• EXERCISE: Find the string "chart" in the records. Copy every line it appears in.

• EXERCISE INPUT:
** start **
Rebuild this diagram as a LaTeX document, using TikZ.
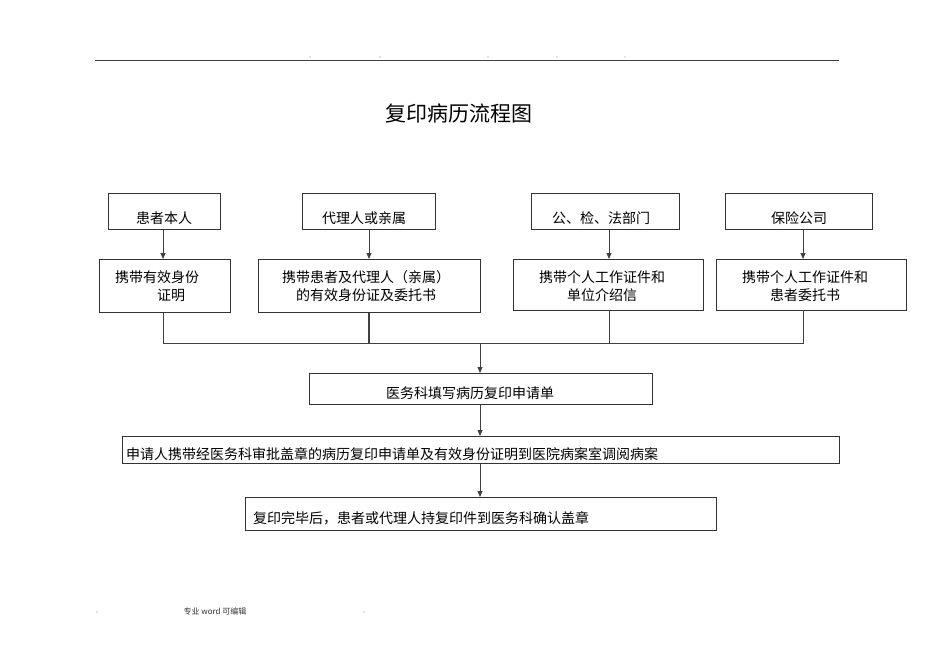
** end **
** start **
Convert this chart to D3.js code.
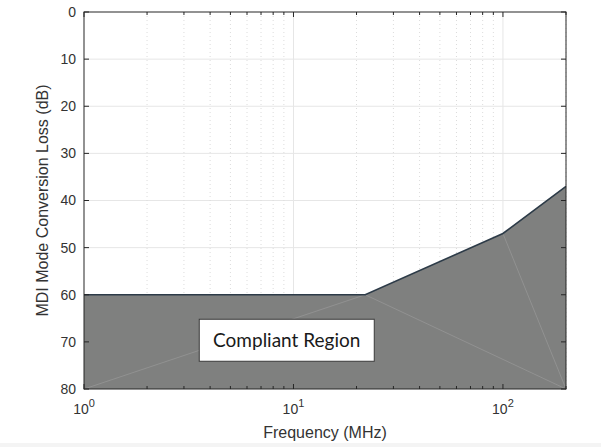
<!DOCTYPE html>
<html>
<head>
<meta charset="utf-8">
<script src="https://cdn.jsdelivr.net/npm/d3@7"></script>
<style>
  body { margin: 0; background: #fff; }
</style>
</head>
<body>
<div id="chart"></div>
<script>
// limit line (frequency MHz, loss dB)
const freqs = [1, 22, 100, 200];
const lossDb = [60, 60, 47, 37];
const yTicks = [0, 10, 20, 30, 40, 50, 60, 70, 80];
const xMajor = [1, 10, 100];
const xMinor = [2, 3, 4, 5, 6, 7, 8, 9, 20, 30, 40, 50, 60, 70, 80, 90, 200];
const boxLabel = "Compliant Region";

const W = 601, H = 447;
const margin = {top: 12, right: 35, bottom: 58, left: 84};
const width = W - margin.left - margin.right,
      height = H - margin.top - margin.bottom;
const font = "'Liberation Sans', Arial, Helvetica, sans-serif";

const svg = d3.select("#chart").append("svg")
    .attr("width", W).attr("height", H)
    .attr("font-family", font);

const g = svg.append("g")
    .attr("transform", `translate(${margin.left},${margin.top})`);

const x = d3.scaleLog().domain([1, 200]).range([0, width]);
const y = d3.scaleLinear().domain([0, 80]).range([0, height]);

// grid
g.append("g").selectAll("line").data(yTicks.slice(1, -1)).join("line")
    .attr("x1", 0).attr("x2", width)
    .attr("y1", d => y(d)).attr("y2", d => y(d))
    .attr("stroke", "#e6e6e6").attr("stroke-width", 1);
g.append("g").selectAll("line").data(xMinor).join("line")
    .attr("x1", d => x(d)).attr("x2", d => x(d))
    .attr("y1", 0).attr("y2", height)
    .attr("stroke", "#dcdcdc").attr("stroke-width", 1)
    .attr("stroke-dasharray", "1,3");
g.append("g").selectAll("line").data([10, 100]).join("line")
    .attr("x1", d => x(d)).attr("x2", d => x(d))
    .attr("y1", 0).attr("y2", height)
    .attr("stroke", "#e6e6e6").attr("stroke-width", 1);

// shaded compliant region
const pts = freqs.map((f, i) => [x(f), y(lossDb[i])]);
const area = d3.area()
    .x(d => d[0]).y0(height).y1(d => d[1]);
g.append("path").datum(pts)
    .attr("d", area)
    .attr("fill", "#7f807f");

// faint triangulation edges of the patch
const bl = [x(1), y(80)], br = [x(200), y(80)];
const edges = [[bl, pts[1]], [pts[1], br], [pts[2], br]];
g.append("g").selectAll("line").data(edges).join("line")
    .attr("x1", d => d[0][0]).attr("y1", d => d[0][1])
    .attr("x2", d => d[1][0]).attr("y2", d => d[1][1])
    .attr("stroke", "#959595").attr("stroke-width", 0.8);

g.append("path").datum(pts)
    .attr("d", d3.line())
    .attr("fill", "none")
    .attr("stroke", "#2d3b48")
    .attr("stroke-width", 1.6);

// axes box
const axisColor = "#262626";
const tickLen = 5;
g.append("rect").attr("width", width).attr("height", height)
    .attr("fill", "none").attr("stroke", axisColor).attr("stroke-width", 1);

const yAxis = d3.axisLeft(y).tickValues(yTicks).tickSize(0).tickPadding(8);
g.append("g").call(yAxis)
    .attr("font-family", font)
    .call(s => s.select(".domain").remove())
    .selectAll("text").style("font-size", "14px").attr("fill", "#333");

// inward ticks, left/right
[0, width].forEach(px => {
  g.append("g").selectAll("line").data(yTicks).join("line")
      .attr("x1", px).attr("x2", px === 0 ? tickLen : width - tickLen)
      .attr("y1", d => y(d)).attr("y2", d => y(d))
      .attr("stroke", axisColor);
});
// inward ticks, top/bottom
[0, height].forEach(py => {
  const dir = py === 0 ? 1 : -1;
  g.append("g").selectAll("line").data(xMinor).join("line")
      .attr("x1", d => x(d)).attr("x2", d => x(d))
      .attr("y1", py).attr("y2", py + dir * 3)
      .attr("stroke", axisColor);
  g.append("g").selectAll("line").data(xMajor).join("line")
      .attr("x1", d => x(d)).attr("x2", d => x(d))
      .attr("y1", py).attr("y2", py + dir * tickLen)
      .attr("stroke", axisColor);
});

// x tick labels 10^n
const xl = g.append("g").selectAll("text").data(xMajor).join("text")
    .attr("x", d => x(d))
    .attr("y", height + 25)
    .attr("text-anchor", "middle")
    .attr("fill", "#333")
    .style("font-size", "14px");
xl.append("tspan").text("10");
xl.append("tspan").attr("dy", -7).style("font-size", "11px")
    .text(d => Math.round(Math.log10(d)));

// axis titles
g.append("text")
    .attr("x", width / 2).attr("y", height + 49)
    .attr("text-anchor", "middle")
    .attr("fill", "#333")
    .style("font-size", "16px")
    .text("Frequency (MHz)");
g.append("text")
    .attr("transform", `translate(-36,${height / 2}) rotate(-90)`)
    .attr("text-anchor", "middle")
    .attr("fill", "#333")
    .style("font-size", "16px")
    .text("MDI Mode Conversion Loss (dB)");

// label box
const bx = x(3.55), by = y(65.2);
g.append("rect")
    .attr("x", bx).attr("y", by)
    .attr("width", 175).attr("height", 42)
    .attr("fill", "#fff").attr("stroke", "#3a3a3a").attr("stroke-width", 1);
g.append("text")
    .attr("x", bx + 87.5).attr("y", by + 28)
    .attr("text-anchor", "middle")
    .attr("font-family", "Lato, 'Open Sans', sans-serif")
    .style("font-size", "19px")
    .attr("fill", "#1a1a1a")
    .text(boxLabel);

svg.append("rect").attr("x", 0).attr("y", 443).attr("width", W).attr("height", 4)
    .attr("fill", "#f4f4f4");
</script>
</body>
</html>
** end **
• WRITTEN ANSWER:
Convert this chart to D3.js code.
<div id="chart"></div>
const svg = d3.select("#chart").append("svg")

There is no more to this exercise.